_Goal_
Stop at the line containing "minimum width=563pt, minimum": write out every line from the beginning of the entries up to and including it, minus the pictures.

_Material for this task_
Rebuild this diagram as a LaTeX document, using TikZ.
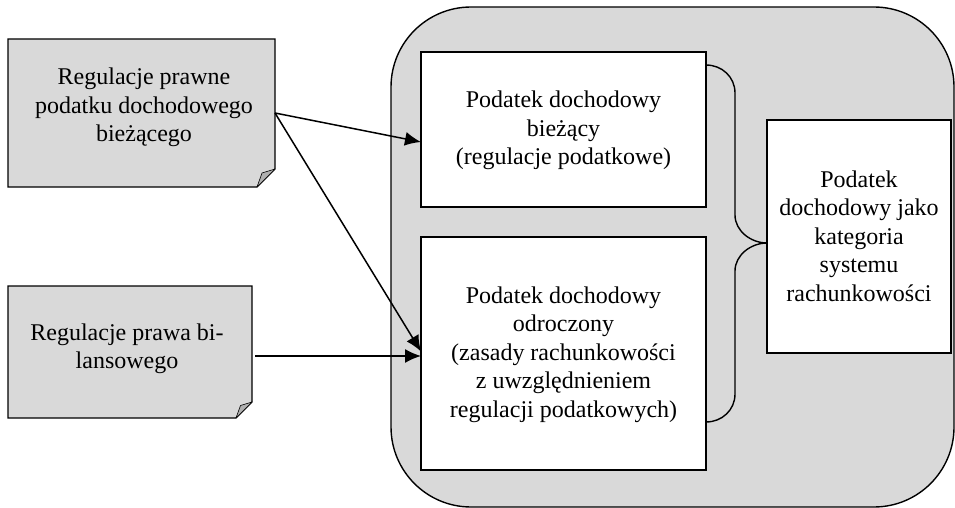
\documentclass[tikz,border=0pt]{standalone}
\usepackage{fontspec}
\setmainfont{Liberation Serif}
\usetikzlibrary{arrows.meta,calc}
\definecolor{panelgray}{HTML}{D9D9D9}
\definecolor{foldgray}{HTML}{B0B0B0}
% centred stack of lines whose baseline is the first line
\newcommand\stacklines[1]{\begin{tabular}[t]{@{}c@{}}#1\end{tabular}}
\tikzset{
  outline/.style={line width=1.4pt},
  panel/.style={outline, draw, fill=panelgray, rounded corners=80pt, inner sep=0pt, outer sep=0pt},
  whitebox/.style={outline, draw, fill=white, inner sep=0pt, outer sep=0pt},
  notearea/.style={inner sep=0pt, outer sep=0pt},
  notepaper/.style={outline, fill=panelgray, line join=miter},
  notefold/.style={line width=0.6pt, fill=foldgray, line join=round},
  caption/.style={anchor=base, inner sep=0pt, font=\fontsize{24}{28.5}\selectfont},
  conn/.style={line width=1.5pt, -{Latex[length=16pt,width=14pt]}},
  bracket/.style={line width=1.4pt}
}
\begin{document}
\begin{tikzpicture}[x=1pt,y=-1pt]
\useasboundingbox (0,0) rectangle (955,508);

% large rounded panel
\node[panel, minimum width=563pt, minimum height=500pt] (frame) at (672.5,257) {};

% boxes inside the panel
\node[whitebox, minimum width=285pt, minimum height=155pt] (cur) at (563.5,129.5) {};
\node[whitebox, minimum width=285pt, minimum height=233pt] (def) at (563.5,353.5) {};
\node[whitebox, minimum width=184pt, minimum height=233pt] (res) at (859,236.5) {};

% notes with a folded corner
\node[notearea, minimum width=267pt, minimum height=148pt] (reg1) at (141.5,113) {};
\node[notearea, minimum width=244pt, minimum height=132pt] (reg2) at (130,352) {};

\draw[notepaper] (reg1.north west) -- (reg1.north east) -- ($(reg1.south east)+(0,-18)$)
  -- ($(reg1.south east)+(-18,0)$) -- (reg1.south west) -- cycle;
\draw[notefold] ($(reg1.south east)+(0,-18)$) -- ($(reg1.south east)+(-18,0)$)
  -- ($(reg1.south east)+(-13,-14)$) -- cycle;

\draw[notepaper] (reg2.north west) -- (reg2.north east) -- ($(reg2.south east)+(0,-16)$)
  -- ($(reg2.south east)+(-16,0)$) -- (reg2.south west) -- cycle;
\draw[notefold] ($(reg2.south east)+(0,-16)$) -- ($(reg2.south east)+(-16,0)$)
  -- ($(reg2.south east)+(-11.5,-12.5)$) -- cycle;

% texts
\node[caption] (reg1t) at (144,85) {\stacklines{Regulacje prawne\\podatku dochodowego\\bieżącego}};
\node[caption] (reg2t) at (127,340) {\stacklines{Regulacje prawa bi-\\lansowego}};
\node[caption] (curt) at (563.5,108) {\stacklines{Podatek dochodowy\\bieżący\\(regulacje podatkowe)}};
\node[caption] (deft) at (563.5,303) {\stacklines{Podatek dochodowy\\odroczony\\(zasady rachunkowości\\z uwzględnieniem\\regulacji podatkowych)}};
\node[caption] (rest) at (859,187) {\stacklines{Podatek\\dochodowy jako\\kategoria\\systemu\\rachunkowości}};

% connector end points
\coordinate (curin) at ($(cur.west)+(0,12.5)$);
\coordinate (defin1) at ($(def.west)+(0,-2)$);
\coordinate (defin2) at ($(def.west)+(0,2.5)$);
\coordinate (reg2out) at ($(reg2.east)+(3,4)$);

\draw[conn] (reg1.east) -- (curin);
\draw[conn] (reg1.east) -- (defin1);
\draw[conn] (reg2out) -- (defin2);

% brace joining both boxes to the result box
\coordinate (bt) at ($(cur.north east)+(0,13)$);
\coordinate (bb) at ($(def.south east)+(0,-48)$);
\coordinate (tip) at ($(res.west)+(0,6.5)$);
\draw[bracket] (bt) .. controls +(16,0) and +(0,-16) .. ++(29,28)
  -- ($(tip)+(-32,-28)$) .. controls +(0,16) and +(-16,0) .. (tip)
  .. controls +(-16,0) and +(0,-16) .. ($(tip)+(-32,28)$)
  -- ($(bb)+(29,-28)$) .. controls +(0,16) and +(16,0) .. (bb);
\end{tikzpicture}
\end{document}
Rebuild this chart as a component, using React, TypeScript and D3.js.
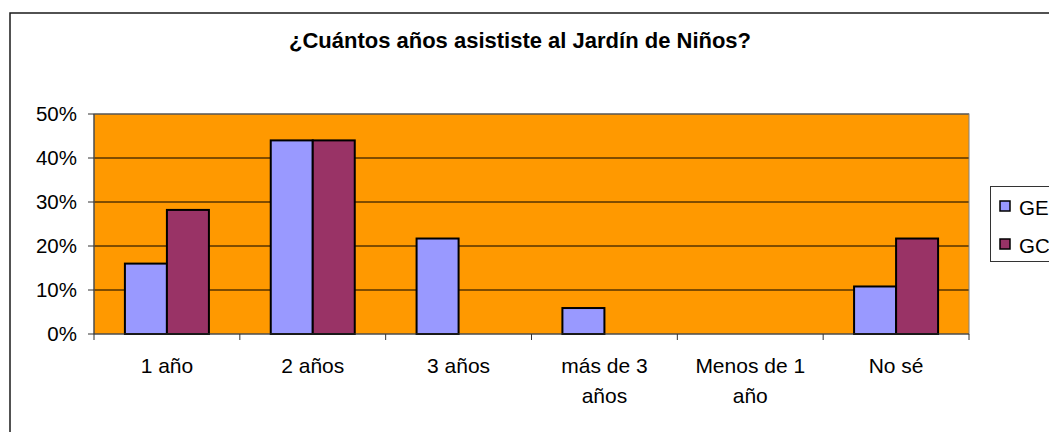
import React from "react";
import * as d3 from "d3";

const categories = ["1 año", "2 años", "3 años", "más de 3 años", "Menos de 1 año", "No sé"];
const categoryLines = [["1 año"], ["2 años"], ["3 años"], ["más de 3", "años"], ["Menos de 1", "año"], ["No sé"]];
const seriesNames = ["GE", "GC"];
const geValues = [16, 44, 21.7, 5.9, 0, 10.8];
const gcValues = [28.2, 44, 0, 0, 0, 21.7];
const yTicks = [0, 10, 20, 30, 40, 50];
const title = "¿Cuántos años asististe al Jardín de Niños?";

const colors: Record<string, string> = { GE: "#9999FF", GC: "#993366" };
const FONT = "'Liberation Sans', Arial, sans-serif";

export default function App() {
  const W = 1049, H = 432;
  const left = 94, right = 969, top = 114, bottom = 334;
  const x = d3.scaleBand<string>().domain(categories).range([left, right]).paddingInner(0).paddingOuter(0);
  const xi = d3.scaleBand<string>().domain(seriesNames).range([0, x.bandwidth()]).paddingInner(0).paddingOuter(0.736);
  const y = d3.scaleLinear().domain([0, 50]).range([bottom, top]);
  const data: Record<string, number[]> = { GE: geValues, GC: gcValues };
  const tickXs = categories.map((c) => x(c)!).concat([right]);

  return (
    <svg width={W} height={H} style={{ position: "absolute", left: 0, top: 0 }} fontFamily={FONT}>
      <rect x={0} y={0} width={W} height={H} fill="#fff" />
      <rect x={10} y={13} width={W + 20} height={H + 20} fill="#fff" stroke="#1a1a1a" strokeWidth={1.5} />
      <text x={520} y={48} textAnchor="middle" fontWeight="bold" fontSize={22} fill="#000">{title}</text>
      <rect x={left} y={top} width={right - left} height={bottom - top} fill="#FF9900" />
      {yTicks.filter((t) => t > 0).map((t) => (
        <line key={t} x1={left} x2={right} y1={y(t)} y2={y(t)} stroke="#000" strokeWidth={1} />
      ))}
      <rect x={left} y={top} width={right - left} height={bottom - top} fill="none" stroke="#808080" strokeWidth={1} />
      {seriesNames.map((s) =>
        categories.map((c, i) => {
          const v = data[s][i];
          if (v <= 0) return null;
          return (
            <rect key={s + c} x={x(c)! + xi(s)!} y={y(v)} width={xi.bandwidth()} height={y(0) - y(v)}
              fill={colors[s]} stroke="#000" strokeWidth={2} />
          );
        })
      )}
      <line x1={left} x2={left} y1={top} y2={bottom} stroke="#333" strokeWidth={1} />
      <line x1={left} x2={right} y1={bottom} y2={bottom} stroke="#333" strokeWidth={1} />
      {yTicks.map((t) => (
        <g key={t}>
          <line x1={left - 6} x2={left} y1={y(t)} y2={y(t)} stroke="#333" strokeWidth={1} />
          <text x={77} y={y(t) + 7} textAnchor="end" fontSize={20.5} fill="#000">{t}%</text>
        </g>
      ))}
      {tickXs.map((tx, i) => (
        <line key={i} x1={tx} x2={tx} y1={bottom} y2={bottom + 6} stroke="#333" strokeWidth={1} />
      ))}
      {categories.map((c, i) => (
        <text key={c} x={x(c)! + x.bandwidth() / 2} y={373} textAnchor="middle" fontSize={21} fill="#000">
          {categoryLines[i].map((ln, j) => (
            <tspan key={j} x={x(c)! + x.bandwidth() / 2} dy={j === 0 ? 0 : 29.5}>{ln}</tspan>
          ))}
        </text>
      ))}
      <rect x={990.5} y={186.5} width={80} height={75} fill="#fff" stroke="#333" strokeWidth={1} />
      {seriesNames.map((s, i) => (
        <g key={s}>
          <rect x={1000} y={201 + i * 38} width={10} height={10} fill={colors[s]} stroke="#000" strokeWidth={1.5} />
          <text x={1019} y={215 + i * 38} fontSize={20.5} fill="#000">{s}</text>
        </g>
      ))}
    </svg>
  );
}
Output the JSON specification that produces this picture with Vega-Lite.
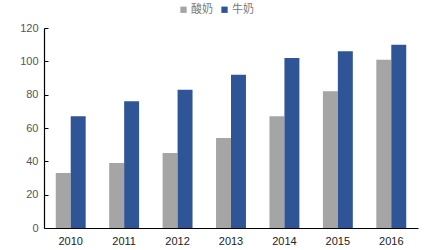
{
  "$schema": "https://vega.github.io/schema/vega-lite/v6.json",
  "width": 374,
  "height": 200,
  "autosize": {"type": "none"},
  "padding": {"left": 44, "top": 28, "right": 16, "bottom": 22},
  "background": "white",
  "config": {"view": {"stroke": null}, "font": "Liberation Sans"},
  "data": {
    "values": [
      {"year": "2010", "type": "酸奶", "value": 33},
      {"year": "2010", "type": "牛奶", "value": 67},
      {"year": "2011", "type": "酸奶", "value": 39},
      {"year": "2011", "type": "牛奶", "value": 76},
      {"year": "2012", "type": "酸奶", "value": 45},
      {"year": "2012", "type": "牛奶", "value": 83},
      {"year": "2013", "type": "酸奶", "value": 54},
      {"year": "2013", "type": "牛奶", "value": 92},
      {"year": "2014", "type": "酸奶", "value": 67},
      {"year": "2014", "type": "牛奶", "value": 102},
      {"year": "2015", "type": "酸奶", "value": 82},
      {"year": "2015", "type": "牛奶", "value": 106},
      {"year": "2016", "type": "酸奶", "value": 101},
      {"year": "2016", "type": "牛奶", "value": 110}
    ]
  },
  "mark": {"type": "bar"},
  "encoding": {
    "x": {
      "field": "year", "type": "nominal",
      "scale": {"paddingInner": 0.44, "paddingOuter": 0.22},
      "axis": {"title": null, "labelAngle": 0, "ticks": false, "domainColor": "#000000", "domainWidth": 1.2, "labelColor": "#222222", "labelFontSize": 11, "labelPadding": 7}
    },
    "xOffset": {"field": "type", "sort": ["酸奶", "牛奶"]},
    "y": {
      "field": "value", "type": "quantitative",
      "scale": {"domain": [0, 120]},
      "axis": {"title": null, "values": [0, 20, 40, 60, 80, 100, 120], "grid": false, "domainColor": "#000000", "domainWidth": 1.2, "tickColor": "#000000", "tickSize": -4, "labelPadding": 10, "labelColor": "#555555", "labelFontSize": 11}
    },
    "color": {
      "field": "type", "type": "nominal",
      "scale": {"domain": ["酸奶", "牛奶"], "range": ["#A5A5A5", "#2F5597"]},
      "legend": {"title": null, "orient": "none", "direction": "horizontal", "legendX": 134, "legendY": -24, "symbolType": "square", "symbolSize": 40, "symbolStrokeWidth": 0, "labelFont": "Noto Sans CJK SC", "labelFontSize": 11, "labelColor": "#777777", "columnPadding": 6, "labelOffset": 2}
    }
  }
}
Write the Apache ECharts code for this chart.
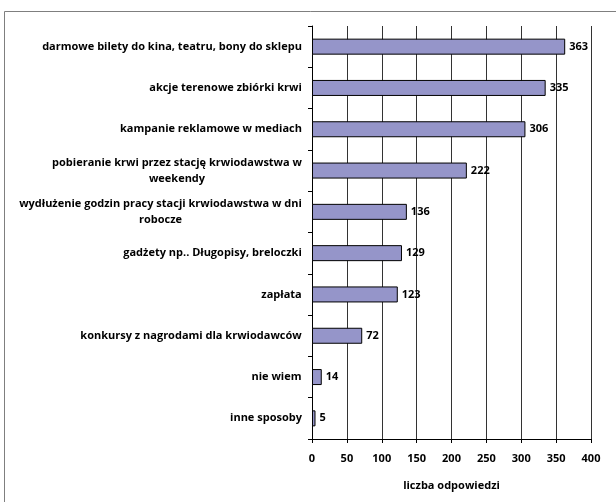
<!DOCTYPE html>
<html>
<head>
<meta charset="utf-8">
<script src="https://cdn.jsdelivr.net/npm/echarts@6/dist/echarts.min.js"></script>
<style>
  html, body { margin: 0; padding: 0; background: #fff; }
  #chart { width: 616px; height: 502px; }
</style>
</head>
<body>
<div id="chart"></div>
<script>
// Sposoby zachęcania do oddawania krwi – liczba odpowiedzi
var categories = [
  ['darmowe bilety do kina, teatru, bony do sklepu'],
  ['akcje terenowe zbiórki krwi'],
  ['kampanie reklamowe w mediach'],
  ['pobieranie krwi przez stację krwiodawstwa w', 'weekendy'],
  ['wydłużenie godzin pracy stacji krwiodawstwa w dni', 'robocze'],
  ['gadżety np.. Długopisy, breloczki'],
  ['zapłata'],
  ['konkursy z nagrodami dla krwiodawców'],
  ['nie wiem'],
  ['inne sposoby']
];
var counts = [363, 335, 306, 222, 136, 129, 123, 72, 14, 5];
var valueTicks = [0, 50, 100, 150, 200, 250, 300, 350, 400];
var axisTitle = 'liczba odpowiedzi';

var FONT_FAMILY = '"Open Sans", sans-serif';
var FONT_SIZE = 11;

// measure label lines so wrapped labels can be centred within their block
var ctx = document.createElement('canvas').getContext('2d');
ctx.font = 'bold ' + FONT_SIZE + 'px ' + FONT_FAMILY;
function textWidth(s) { return Math.ceil(ctx.measureText(s).width); }

var catNames = categories.map(function (lines) { return lines.join('\n'); });
var richStyles = {};
categories.forEach(function (lines, i) {
  var w = Math.max.apply(null, lines.map(textWidth));
  richStyles['c' + i] = {
    width: w, align: 'center', fontSize: FONT_SIZE, fontWeight: 'bold',
    fontFamily: FONT_FAMILY, color: '#000', lineHeight: 16
  };
});

var textBase = { fontFamily: FONT_FAMILY, fontSize: FONT_SIZE, fontWeight: 'bold', color: '#000' };

var chart = echarts.init(document.getElementById('chart'), null, { renderer: 'canvas' });
chart.setOption({
  animation: false,
  backgroundColor: '#fff',
  graphic: [{
    type: 'rect',
    shape: { x: 4.5, y: 11.5, width: 700, height: 600 },
    style: { fill: 'none', stroke: '#7f7f7f', lineWidth: 1 },
    z: -1
  }],
  grid: { left: 312, right: 25, top: 26, bottom: 63, containLabel: false },
  xAxis: {
    type: 'value',
    min: valueTicks[0],
    max: valueTicks[valueTicks.length - 1],
    interval: valueTicks[1] - valueTicks[0],
    name: axisTitle,
    nameLocation: 'middle',
    nameGap: 41,
    nameTextStyle: textBase,
    axisLine: { show: true, lineStyle: { color: '#000', width: 1 } },
    axisTick: { show: true, length: 4, lineStyle: { color: '#000' } },
    axisLabel: Object.assign({ margin: 14 }, textBase),
    splitLine: { show: true, lineStyle: { color: '#333', width: 1 } }
  },
  yAxis: {
    type: 'category',
    inverse: true,
    data: catNames,
    axisLine: { show: true, lineStyle: { color: '#000', width: 1 } },
    axisTick: { show: true, length: 4, alignWithLabel: false, lineStyle: { color: '#000' } },
    axisLabel: {
      margin: 10,
      interval: 0,
      formatter: function (value, idx) {
        return categories[idx].map(function (l) { return '{c' + idx + '|' + l + '}'; }).join('\n');
      },
      rich: richStyles
    },
    splitLine: { show: false }
  },
  series: [{
    type: 'bar',
    data: counts,
    barWidth: 16,
    itemStyle: { color: '#9595c9', borderColor: '#000', borderWidth: 1 },
    label: Object.assign({ show: true, position: 'right', distance: 4 }, textBase)
  }]
});
</script>
</body>
</html>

_Exercise result_
Rebuild this diagram as a LaTeX document, using TikZ.
\documentclass[tikz,border=0pt]{standalone}
\usepackage{fontspec}
\setmainfont{Liberation Serif}
\usetikzlibrary{arrows.meta,calc}
\definecolor{panelgray}{HTML}{D9D9D9}
\definecolor{foldgray}{HTML}{B0B0B0}
% centred stack of lines whose baseline is the first line
\newcommand\stacklines[1]{\begin{tabular}[t]{@{}c@{}}#1\end{tabular}}
\tikzset{
  outline/.style={line width=1.4pt},
  panel/.style={outline, draw, fill=panelgray, rounded corners=80pt, inner sep=0pt, outer sep=0pt},
  whitebox/.style={outline, draw, fill=white, inner sep=0pt, outer sep=0pt},
  notearea/.style={inner sep=0pt, outer sep=0pt},
  notepaper/.style={outline, fill=panelgray, line join=miter},
  notefold/.style={line width=0.6pt, fill=foldgray, line join=round},
  caption/.style={anchor=base, inner sep=0pt, font=\fontsize{24}{28.5}\selectfont},
  conn/.style={line width=1.5pt, -{Latex[length=16pt,width=14pt]}},
  bracket/.style={line width=1.4pt}
}
\begin{document}
\begin{tikzpicture}[x=1pt,y=-1pt]
\useasboundingbox (0,0) rectangle (955,508);

% large rounded panel
\node[panel, minimum width=563pt, minimum height=500pt] (frame) at (672.5,257) {};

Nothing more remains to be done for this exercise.